▶ **Aim**:
Copy out exactly the lines from the one holding "Write a web" through the one holding "Growth Rate of", ends included; omit images.

▶ **Records shown**:

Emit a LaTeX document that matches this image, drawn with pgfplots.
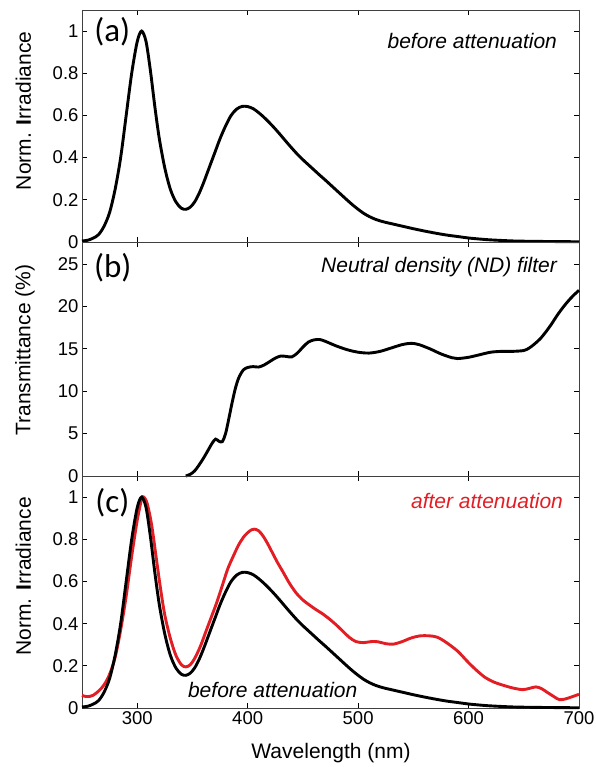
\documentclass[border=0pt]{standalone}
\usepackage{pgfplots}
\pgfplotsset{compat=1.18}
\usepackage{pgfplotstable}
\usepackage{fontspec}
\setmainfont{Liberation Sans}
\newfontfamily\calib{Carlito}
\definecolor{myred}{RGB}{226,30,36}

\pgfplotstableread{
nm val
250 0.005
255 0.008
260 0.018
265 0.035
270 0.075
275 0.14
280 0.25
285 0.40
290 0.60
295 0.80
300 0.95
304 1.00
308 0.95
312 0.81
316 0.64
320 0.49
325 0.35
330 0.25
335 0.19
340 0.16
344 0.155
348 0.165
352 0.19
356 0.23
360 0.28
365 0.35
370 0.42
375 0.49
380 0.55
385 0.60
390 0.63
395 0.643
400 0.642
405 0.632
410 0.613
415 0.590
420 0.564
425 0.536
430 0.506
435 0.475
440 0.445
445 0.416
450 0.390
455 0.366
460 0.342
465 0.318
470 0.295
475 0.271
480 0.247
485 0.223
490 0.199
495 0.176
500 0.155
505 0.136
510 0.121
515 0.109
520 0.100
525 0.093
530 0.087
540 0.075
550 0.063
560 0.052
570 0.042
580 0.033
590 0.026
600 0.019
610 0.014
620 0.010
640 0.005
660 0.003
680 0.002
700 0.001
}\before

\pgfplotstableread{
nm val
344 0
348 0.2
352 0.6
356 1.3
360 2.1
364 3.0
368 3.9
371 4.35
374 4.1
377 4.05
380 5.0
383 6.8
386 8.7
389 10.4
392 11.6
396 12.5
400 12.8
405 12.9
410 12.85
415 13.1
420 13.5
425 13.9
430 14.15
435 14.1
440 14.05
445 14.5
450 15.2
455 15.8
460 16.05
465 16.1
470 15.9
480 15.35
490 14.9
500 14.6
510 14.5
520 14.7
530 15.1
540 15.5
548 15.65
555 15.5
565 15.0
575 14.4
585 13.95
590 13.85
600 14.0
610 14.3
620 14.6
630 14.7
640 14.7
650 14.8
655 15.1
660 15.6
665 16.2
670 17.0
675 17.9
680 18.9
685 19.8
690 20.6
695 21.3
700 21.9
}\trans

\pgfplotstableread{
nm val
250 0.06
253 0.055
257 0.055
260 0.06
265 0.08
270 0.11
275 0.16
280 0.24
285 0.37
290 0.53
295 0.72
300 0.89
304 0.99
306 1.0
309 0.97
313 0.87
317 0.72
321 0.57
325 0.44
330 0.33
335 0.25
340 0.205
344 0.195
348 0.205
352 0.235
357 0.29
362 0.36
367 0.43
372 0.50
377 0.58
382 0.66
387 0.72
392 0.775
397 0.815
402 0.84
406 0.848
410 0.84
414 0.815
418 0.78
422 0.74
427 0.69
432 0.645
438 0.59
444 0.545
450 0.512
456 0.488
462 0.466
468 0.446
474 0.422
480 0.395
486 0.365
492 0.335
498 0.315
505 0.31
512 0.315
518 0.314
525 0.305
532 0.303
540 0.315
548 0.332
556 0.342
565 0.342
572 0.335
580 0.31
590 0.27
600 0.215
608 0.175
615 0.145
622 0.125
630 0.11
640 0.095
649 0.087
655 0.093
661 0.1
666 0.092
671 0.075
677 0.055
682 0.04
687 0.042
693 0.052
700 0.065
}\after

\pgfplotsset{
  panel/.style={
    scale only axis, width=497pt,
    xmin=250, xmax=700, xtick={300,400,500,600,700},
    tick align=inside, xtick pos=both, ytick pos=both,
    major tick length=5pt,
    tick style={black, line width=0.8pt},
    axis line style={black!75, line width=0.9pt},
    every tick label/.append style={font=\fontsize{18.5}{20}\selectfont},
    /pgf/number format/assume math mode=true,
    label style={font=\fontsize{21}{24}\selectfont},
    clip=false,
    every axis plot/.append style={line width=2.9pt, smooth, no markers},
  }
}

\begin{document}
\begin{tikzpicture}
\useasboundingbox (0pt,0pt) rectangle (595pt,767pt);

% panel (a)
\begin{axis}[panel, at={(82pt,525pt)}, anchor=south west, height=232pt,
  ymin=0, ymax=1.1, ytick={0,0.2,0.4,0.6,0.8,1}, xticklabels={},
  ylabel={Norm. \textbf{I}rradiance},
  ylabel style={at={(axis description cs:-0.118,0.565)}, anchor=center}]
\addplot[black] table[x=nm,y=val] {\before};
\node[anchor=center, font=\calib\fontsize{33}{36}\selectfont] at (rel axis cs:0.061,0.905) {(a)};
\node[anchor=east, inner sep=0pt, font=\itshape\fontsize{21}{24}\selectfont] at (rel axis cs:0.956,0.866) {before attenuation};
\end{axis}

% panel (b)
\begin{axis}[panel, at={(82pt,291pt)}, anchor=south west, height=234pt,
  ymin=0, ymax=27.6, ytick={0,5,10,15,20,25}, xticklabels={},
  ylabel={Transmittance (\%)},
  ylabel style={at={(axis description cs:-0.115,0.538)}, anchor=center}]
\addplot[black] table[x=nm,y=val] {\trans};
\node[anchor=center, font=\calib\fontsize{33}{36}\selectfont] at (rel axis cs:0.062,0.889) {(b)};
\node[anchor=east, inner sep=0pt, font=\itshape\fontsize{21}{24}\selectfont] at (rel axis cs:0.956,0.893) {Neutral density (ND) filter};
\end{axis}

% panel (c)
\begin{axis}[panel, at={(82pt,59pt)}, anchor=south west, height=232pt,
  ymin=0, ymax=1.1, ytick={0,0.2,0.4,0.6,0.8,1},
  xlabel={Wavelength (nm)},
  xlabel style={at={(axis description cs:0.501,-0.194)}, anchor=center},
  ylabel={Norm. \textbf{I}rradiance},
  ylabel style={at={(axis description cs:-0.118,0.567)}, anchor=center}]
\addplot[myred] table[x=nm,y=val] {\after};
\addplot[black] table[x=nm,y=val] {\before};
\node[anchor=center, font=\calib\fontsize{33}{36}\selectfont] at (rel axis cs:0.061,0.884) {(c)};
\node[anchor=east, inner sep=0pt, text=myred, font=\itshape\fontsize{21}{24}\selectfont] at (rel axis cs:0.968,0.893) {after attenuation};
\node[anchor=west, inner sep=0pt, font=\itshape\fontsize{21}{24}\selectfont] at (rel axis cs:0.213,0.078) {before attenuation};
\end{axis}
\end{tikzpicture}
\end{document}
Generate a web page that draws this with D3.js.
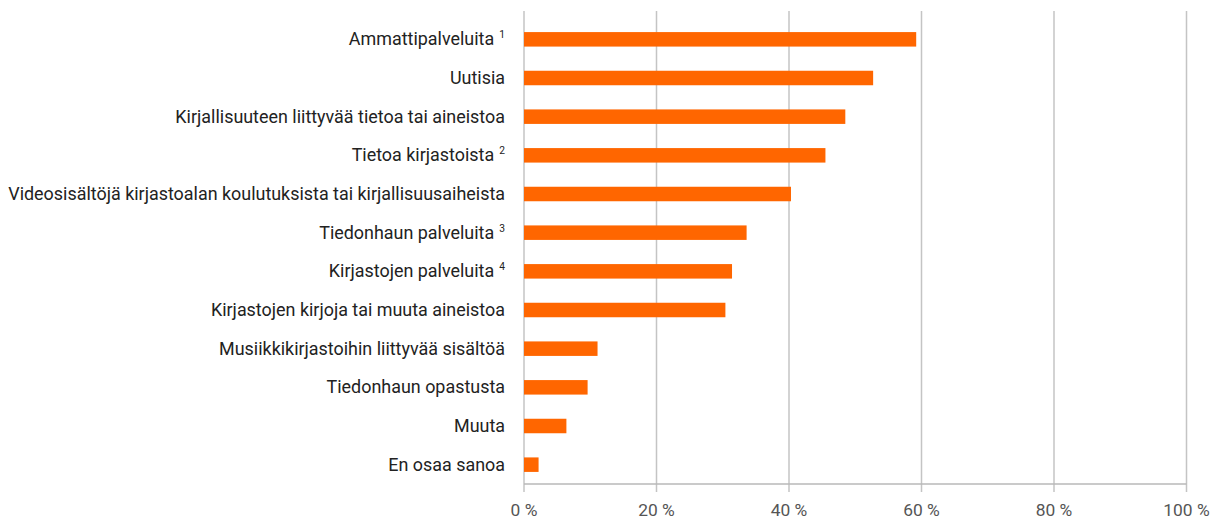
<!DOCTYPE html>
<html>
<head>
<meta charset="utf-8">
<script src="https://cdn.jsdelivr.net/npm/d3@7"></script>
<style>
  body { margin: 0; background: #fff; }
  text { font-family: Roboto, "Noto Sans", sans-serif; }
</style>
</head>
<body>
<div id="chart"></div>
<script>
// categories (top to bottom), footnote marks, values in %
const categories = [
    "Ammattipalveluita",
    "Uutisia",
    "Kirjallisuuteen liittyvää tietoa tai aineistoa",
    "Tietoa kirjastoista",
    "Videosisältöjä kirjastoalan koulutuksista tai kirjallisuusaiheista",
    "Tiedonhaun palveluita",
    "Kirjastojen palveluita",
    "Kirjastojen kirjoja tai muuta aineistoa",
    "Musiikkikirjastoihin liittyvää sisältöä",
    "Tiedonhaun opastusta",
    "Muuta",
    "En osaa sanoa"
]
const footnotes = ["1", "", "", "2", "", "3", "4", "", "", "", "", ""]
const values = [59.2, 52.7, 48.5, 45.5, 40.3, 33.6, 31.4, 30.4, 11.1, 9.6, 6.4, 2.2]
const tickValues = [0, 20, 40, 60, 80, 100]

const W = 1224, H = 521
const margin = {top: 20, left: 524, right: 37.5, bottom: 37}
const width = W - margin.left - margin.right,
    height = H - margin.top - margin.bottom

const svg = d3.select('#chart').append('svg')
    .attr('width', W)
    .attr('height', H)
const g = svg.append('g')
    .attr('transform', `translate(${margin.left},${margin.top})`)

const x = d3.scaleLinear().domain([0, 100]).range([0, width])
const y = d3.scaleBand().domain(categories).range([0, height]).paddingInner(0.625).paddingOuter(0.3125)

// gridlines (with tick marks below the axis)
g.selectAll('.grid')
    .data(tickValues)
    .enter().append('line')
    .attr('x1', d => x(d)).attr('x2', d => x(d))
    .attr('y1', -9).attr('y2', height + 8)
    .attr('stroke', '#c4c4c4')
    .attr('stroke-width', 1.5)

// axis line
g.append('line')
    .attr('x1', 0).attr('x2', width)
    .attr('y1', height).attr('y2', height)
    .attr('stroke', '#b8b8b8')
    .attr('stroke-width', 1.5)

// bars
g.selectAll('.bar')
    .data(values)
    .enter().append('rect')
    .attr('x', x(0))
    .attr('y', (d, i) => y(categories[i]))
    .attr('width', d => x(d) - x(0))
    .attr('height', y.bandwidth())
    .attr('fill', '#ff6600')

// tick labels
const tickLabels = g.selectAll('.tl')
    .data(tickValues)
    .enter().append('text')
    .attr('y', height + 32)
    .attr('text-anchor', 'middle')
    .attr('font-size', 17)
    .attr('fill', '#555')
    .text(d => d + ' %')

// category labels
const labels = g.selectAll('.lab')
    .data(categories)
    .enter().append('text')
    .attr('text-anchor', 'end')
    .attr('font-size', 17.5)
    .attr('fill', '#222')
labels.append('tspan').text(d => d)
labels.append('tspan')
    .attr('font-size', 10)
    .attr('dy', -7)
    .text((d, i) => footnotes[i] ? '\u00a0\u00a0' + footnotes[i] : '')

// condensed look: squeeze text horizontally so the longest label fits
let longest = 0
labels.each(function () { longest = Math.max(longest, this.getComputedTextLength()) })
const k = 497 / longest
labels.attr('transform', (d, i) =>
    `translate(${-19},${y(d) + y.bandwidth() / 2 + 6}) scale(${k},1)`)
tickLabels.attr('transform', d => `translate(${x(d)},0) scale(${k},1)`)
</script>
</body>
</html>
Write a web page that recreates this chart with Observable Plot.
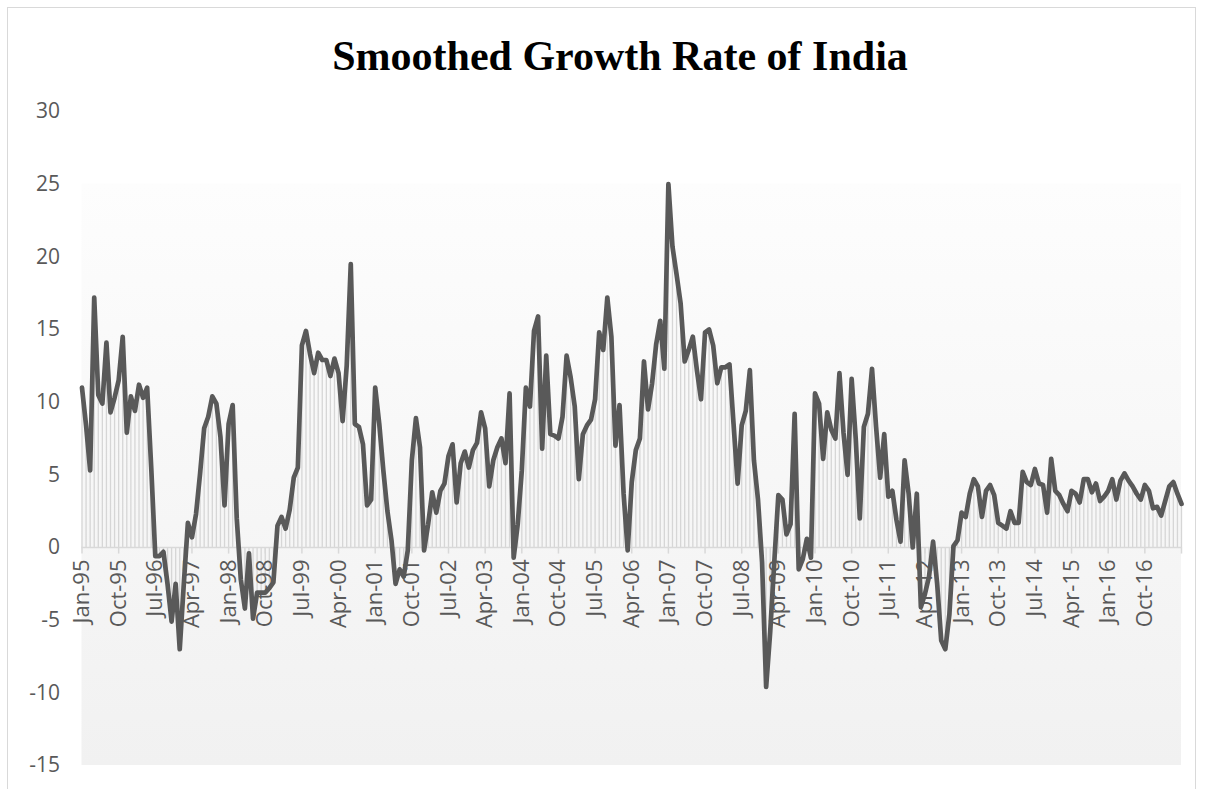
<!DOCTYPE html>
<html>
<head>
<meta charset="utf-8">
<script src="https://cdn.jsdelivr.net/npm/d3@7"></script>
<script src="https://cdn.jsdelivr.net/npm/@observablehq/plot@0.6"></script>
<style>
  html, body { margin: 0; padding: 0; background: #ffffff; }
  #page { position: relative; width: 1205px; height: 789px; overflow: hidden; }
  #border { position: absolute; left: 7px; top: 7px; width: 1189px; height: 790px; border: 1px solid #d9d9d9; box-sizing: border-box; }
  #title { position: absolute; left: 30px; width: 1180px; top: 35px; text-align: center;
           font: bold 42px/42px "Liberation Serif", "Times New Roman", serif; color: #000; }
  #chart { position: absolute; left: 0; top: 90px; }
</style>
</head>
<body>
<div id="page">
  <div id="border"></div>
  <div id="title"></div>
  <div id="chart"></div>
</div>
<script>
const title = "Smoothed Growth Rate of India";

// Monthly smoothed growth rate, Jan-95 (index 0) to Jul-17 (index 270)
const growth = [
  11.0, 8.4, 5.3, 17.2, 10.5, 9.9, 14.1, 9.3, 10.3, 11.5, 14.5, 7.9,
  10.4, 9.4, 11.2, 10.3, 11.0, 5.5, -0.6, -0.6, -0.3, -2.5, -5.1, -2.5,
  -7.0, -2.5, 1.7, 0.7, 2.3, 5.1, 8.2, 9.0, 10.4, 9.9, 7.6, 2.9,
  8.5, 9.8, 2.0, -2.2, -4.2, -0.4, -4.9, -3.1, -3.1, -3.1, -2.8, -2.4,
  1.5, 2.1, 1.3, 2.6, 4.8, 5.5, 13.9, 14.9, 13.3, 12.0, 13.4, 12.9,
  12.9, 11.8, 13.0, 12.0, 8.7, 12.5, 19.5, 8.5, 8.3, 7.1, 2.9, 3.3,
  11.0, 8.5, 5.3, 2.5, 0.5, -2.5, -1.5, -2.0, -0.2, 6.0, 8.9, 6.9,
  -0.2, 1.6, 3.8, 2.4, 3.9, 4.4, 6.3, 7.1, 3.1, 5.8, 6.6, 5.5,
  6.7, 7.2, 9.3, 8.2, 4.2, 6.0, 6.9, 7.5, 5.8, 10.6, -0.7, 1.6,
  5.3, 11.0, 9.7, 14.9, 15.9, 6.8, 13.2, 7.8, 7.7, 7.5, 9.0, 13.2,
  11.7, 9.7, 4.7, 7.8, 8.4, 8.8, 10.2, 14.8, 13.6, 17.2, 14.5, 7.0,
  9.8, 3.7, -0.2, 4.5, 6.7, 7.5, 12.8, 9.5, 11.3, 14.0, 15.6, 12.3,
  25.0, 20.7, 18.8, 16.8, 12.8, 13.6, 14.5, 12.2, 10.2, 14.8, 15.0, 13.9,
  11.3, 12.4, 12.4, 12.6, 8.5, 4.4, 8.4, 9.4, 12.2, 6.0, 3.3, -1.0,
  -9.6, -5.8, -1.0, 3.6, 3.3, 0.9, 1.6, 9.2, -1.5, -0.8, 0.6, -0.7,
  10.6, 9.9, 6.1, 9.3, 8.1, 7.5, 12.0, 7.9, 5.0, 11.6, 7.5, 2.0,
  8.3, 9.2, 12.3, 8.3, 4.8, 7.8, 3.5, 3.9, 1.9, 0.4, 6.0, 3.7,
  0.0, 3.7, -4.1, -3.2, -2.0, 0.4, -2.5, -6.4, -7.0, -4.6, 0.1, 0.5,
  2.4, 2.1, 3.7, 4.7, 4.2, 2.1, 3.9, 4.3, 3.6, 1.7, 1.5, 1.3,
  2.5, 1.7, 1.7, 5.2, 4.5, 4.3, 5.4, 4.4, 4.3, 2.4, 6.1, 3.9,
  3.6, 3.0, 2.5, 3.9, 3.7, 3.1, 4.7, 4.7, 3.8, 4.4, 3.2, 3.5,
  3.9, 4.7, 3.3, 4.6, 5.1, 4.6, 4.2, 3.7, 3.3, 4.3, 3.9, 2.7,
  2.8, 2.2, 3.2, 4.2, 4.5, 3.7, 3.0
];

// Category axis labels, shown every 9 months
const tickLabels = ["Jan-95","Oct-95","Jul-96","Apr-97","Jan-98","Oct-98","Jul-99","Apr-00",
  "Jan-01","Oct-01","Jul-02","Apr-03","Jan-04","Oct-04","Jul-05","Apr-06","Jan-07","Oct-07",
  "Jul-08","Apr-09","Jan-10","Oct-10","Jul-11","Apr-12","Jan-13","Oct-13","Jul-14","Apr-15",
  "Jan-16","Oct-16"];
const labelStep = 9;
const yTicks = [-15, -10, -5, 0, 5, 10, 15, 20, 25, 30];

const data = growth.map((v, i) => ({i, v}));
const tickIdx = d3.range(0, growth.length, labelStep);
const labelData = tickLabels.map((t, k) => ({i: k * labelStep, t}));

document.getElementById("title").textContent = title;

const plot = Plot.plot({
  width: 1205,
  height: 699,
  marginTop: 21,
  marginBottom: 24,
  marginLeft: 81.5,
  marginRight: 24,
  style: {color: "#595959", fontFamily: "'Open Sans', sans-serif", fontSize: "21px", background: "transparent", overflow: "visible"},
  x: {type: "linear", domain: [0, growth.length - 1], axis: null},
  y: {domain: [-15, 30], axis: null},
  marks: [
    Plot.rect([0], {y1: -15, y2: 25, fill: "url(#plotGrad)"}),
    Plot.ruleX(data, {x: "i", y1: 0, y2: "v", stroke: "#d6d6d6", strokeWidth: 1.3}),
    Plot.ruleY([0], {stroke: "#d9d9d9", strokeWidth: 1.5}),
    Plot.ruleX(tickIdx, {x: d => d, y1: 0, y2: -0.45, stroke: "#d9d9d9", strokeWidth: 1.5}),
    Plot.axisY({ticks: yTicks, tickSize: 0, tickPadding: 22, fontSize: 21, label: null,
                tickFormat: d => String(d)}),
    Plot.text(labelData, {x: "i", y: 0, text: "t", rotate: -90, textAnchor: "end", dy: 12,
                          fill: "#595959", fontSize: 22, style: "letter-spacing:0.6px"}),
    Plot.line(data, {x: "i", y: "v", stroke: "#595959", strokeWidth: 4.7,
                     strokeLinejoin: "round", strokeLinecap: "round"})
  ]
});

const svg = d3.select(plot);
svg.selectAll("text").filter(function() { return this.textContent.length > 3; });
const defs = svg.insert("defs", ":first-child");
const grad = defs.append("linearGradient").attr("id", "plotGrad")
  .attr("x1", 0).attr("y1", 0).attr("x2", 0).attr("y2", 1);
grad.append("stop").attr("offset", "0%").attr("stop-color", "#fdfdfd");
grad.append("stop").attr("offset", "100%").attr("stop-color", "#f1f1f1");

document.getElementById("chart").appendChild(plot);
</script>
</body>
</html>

▶ **Task result**:
Write a web page that recreates this chart with Observable Plot.
<!DOCTYPE html>
<html>
<head>
<meta charset="utf-8">
<script src="https://cdn.jsdelivr.net/npm/d3@7"></script>
<script src="https://cdn.jsdelivr.net/npm/@observablehq/plot@0.6"></script>
<style>
  html, body { margin: 0; padding: 0; background: #ffffff; }
  #page { position: relative; width: 1205px; height: 789px; overflow: hidden; }
  #border { position: absolute; left: 7px; top: 7px; width: 1189px; height: 790px; border: 1px solid #d9d9d9; box-sizing: border-box; }
  #title { position: absolute; left: 30px; width: 1180px; top: 35px; text-align: center;
           font: bold 42px/42px "Liberation Serif", "Times New Roman", serif; color: #000; }
  #chart { position: absolute; left: 0; top: 90px; }
</style>
</head>
<body>
<div id="page">
  <div id="border"></div>
  <div id="title"></div>
  <div id="chart"></div>
</div>
<script>
const title = "Smoothed Growth Rate of India";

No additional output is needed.